# WRITTEN REQUEST
Copy only what lies from the line containing "Write a Python" through the line containing "estimator=None, sort=False, zorder=z)" in the entries below, keeping both end lines exact and dropping every picture.

# ROWS
^^^^
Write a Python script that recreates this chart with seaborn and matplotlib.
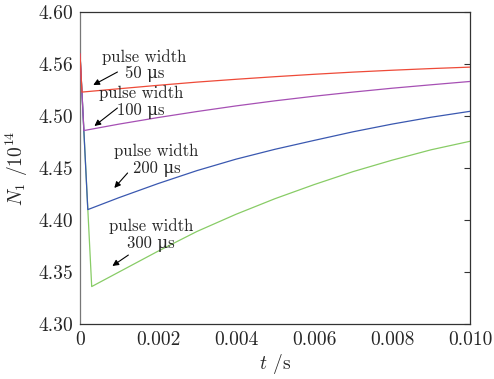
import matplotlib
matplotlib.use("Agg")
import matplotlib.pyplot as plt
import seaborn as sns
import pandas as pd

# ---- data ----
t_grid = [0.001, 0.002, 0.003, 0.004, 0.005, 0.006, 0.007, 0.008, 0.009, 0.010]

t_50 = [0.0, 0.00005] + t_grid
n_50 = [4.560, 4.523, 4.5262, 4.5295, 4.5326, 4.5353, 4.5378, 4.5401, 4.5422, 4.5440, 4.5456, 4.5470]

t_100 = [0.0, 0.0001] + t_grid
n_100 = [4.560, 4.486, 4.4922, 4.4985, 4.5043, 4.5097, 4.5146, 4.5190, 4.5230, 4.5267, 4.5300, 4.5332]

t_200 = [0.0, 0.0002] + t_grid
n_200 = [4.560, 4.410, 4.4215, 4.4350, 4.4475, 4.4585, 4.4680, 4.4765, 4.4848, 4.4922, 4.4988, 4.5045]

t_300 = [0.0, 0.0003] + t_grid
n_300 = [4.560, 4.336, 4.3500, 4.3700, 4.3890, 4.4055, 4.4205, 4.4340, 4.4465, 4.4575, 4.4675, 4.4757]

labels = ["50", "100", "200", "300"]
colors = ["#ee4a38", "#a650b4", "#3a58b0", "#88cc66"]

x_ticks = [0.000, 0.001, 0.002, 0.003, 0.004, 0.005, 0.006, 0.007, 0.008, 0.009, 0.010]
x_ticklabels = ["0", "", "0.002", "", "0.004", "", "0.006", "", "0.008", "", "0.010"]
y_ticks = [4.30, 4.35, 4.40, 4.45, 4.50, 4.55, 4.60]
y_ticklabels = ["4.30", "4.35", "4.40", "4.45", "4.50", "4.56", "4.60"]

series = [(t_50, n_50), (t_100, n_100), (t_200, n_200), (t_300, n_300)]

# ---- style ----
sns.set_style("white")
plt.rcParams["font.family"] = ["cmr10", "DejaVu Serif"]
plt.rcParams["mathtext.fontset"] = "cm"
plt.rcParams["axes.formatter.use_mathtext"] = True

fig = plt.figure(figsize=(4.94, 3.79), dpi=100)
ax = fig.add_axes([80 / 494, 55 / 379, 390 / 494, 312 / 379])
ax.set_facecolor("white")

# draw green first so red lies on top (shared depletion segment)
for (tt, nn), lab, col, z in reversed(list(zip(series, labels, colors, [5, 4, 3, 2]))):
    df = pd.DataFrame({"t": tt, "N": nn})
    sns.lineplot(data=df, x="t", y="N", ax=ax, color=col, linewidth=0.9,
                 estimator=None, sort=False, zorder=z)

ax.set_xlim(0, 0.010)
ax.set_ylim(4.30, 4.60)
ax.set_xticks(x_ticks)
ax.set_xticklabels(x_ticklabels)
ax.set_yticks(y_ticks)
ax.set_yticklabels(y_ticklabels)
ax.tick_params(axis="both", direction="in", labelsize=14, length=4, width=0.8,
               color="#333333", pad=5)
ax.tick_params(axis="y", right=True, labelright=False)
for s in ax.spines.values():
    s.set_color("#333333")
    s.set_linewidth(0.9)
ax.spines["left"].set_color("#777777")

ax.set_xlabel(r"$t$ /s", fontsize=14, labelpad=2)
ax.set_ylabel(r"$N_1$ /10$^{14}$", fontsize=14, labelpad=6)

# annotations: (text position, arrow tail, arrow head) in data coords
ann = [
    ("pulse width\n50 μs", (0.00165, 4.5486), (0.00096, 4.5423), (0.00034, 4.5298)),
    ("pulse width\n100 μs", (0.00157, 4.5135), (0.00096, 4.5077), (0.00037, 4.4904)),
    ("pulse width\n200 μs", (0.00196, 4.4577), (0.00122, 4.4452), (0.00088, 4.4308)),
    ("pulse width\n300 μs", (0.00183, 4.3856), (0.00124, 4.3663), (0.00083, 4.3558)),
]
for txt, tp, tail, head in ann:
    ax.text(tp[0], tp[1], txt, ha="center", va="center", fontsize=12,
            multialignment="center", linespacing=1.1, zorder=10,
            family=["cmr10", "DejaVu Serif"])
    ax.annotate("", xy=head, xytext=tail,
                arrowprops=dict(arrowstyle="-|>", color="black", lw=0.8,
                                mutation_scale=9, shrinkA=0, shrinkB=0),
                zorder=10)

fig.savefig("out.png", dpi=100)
^^^^
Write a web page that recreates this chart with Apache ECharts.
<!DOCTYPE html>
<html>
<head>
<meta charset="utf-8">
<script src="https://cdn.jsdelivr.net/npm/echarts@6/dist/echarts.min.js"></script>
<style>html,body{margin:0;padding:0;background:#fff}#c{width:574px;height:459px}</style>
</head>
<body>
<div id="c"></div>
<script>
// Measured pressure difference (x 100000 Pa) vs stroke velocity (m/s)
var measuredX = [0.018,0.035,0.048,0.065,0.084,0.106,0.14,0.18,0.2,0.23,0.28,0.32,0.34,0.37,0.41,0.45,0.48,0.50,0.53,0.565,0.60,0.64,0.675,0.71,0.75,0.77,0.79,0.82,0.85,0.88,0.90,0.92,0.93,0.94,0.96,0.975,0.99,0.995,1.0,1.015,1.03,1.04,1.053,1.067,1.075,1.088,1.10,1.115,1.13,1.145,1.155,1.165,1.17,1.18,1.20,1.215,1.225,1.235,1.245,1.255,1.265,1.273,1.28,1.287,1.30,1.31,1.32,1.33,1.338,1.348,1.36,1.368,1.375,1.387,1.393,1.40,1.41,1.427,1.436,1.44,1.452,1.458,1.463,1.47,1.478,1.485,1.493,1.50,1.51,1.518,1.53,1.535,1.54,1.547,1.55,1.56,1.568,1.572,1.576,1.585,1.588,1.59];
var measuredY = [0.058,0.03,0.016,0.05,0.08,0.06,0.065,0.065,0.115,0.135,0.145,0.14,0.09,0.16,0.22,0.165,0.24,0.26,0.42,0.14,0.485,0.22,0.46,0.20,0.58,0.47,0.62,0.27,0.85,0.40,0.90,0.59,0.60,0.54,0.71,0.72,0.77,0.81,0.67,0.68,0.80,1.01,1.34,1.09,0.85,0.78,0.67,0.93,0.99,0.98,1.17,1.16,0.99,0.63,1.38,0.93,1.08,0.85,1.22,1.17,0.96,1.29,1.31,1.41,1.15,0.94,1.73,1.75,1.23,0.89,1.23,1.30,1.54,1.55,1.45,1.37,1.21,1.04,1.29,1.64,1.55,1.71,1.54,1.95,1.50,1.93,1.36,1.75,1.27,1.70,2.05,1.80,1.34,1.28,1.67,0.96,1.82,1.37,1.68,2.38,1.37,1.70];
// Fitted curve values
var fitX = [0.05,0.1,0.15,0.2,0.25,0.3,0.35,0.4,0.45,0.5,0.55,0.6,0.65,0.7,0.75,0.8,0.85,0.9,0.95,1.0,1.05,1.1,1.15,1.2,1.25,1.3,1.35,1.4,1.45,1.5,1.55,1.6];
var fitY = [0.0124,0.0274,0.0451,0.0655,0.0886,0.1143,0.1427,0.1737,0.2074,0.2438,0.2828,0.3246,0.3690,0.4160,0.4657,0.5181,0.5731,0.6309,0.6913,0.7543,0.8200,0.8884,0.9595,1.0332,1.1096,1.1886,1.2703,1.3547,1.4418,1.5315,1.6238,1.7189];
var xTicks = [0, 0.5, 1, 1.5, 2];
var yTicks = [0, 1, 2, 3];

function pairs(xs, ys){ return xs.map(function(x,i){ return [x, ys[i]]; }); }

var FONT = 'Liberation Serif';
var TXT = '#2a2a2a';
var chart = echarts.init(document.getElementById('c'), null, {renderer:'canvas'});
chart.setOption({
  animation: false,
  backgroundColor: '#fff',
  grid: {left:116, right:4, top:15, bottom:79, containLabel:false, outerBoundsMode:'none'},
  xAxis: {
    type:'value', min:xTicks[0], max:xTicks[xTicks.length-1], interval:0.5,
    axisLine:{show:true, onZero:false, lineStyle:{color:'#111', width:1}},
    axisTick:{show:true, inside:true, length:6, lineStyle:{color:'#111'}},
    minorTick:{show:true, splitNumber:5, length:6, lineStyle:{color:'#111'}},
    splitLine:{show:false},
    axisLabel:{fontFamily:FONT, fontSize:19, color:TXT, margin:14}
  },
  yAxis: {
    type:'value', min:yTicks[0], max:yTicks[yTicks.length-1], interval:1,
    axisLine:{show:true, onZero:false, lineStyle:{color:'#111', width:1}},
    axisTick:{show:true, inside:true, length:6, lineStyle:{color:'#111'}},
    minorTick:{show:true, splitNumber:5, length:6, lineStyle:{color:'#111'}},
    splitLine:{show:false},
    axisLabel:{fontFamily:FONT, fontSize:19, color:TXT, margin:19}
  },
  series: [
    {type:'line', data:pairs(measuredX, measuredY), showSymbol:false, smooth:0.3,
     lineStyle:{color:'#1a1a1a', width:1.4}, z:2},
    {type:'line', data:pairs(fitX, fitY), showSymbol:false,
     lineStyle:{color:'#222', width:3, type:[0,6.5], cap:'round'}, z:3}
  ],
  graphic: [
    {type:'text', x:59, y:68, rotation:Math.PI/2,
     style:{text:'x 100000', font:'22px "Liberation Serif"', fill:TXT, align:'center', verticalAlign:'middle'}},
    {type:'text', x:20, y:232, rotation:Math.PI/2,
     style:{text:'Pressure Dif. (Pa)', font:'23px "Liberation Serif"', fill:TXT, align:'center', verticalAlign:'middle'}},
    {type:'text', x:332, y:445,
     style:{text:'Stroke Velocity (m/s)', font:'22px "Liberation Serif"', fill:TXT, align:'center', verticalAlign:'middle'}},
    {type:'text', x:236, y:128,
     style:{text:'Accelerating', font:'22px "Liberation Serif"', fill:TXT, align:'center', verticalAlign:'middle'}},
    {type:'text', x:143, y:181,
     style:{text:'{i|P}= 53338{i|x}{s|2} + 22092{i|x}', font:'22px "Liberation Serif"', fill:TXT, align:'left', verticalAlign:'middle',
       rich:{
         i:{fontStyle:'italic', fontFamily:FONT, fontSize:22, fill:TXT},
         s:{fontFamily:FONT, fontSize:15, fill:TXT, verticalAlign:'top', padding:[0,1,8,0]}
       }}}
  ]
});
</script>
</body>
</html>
^^^^
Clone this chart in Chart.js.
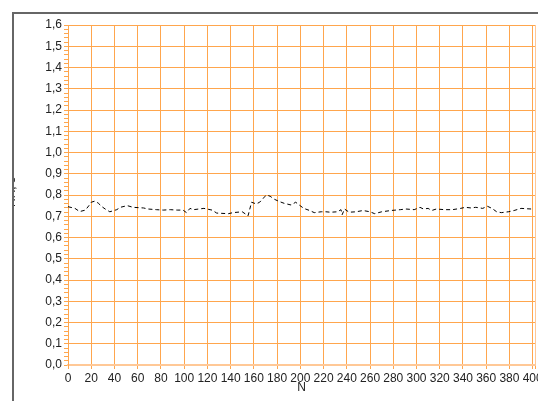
^^^^
# FINAL RESULT
Write a Python script that recreates this chart with seaborn and matplotlib.
import matplotlib
matplotlib.use("Agg")
import matplotlib.pyplot as plt
import seaborn as sns
import pandas as pd

# ---- data ----
t_grid = [0.001, 0.002, 0.003, 0.004, 0.005, 0.006, 0.007, 0.008, 0.009, 0.010]

t_50 = [0.0, 0.00005] + t_grid
n_50 = [4.560, 4.523, 4.5262, 4.5295, 4.5326, 4.5353, 4.5378, 4.5401, 4.5422, 4.5440, 4.5456, 4.5470]

t_100 = [0.0, 0.0001] + t_grid
n_100 = [4.560, 4.486, 4.4922, 4.4985, 4.5043, 4.5097, 4.5146, 4.5190, 4.5230, 4.5267, 4.5300, 4.5332]

t_200 = [0.0, 0.0002] + t_grid
n_200 = [4.560, 4.410, 4.4215, 4.4350, 4.4475, 4.4585, 4.4680, 4.4765, 4.4848, 4.4922, 4.4988, 4.5045]

t_300 = [0.0, 0.0003] + t_grid
n_300 = [4.560, 4.336, 4.3500, 4.3700, 4.3890, 4.4055, 4.4205, 4.4340, 4.4465, 4.4575, 4.4675, 4.4757]

labels = ["50", "100", "200", "300"]
colors = ["#ee4a38", "#a650b4", "#3a58b0", "#88cc66"]

x_ticks = [0.000, 0.001, 0.002, 0.003, 0.004, 0.005, 0.006, 0.007, 0.008, 0.009, 0.010]
x_ticklabels = ["0", "", "0.002", "", "0.004", "", "0.006", "", "0.008", "", "0.010"]
y_ticks = [4.30, 4.35, 4.40, 4.45, 4.50, 4.55, 4.60]
y_ticklabels = ["4.30", "4.35", "4.40", "4.45", "4.50", "4.56", "4.60"]

series = [(t_50, n_50), (t_100, n_100), (t_200, n_200), (t_300, n_300)]

# ---- style ----
sns.set_style("white")
plt.rcParams["font.family"] = ["cmr10", "DejaVu Serif"]
plt.rcParams["mathtext.fontset"] = "cm"
plt.rcParams["axes.formatter.use_mathtext"] = True

fig = plt.figure(figsize=(4.94, 3.79), dpi=100)
ax = fig.add_axes([80 / 494, 55 / 379, 390 / 494, 312 / 379])
ax.set_facecolor("white")

# draw green first so red lies on top (shared depletion segment)
for (tt, nn), lab, col, z in reversed(list(zip(series, labels, colors, [5, 4, 3, 2]))):
    df = pd.DataFrame({"t": tt, "N": nn})
    sns.lineplot(data=df, x="t", y="N", ax=ax, color=col, linewidth=0.9,
                 estimator=None, sort=False, zorder=z)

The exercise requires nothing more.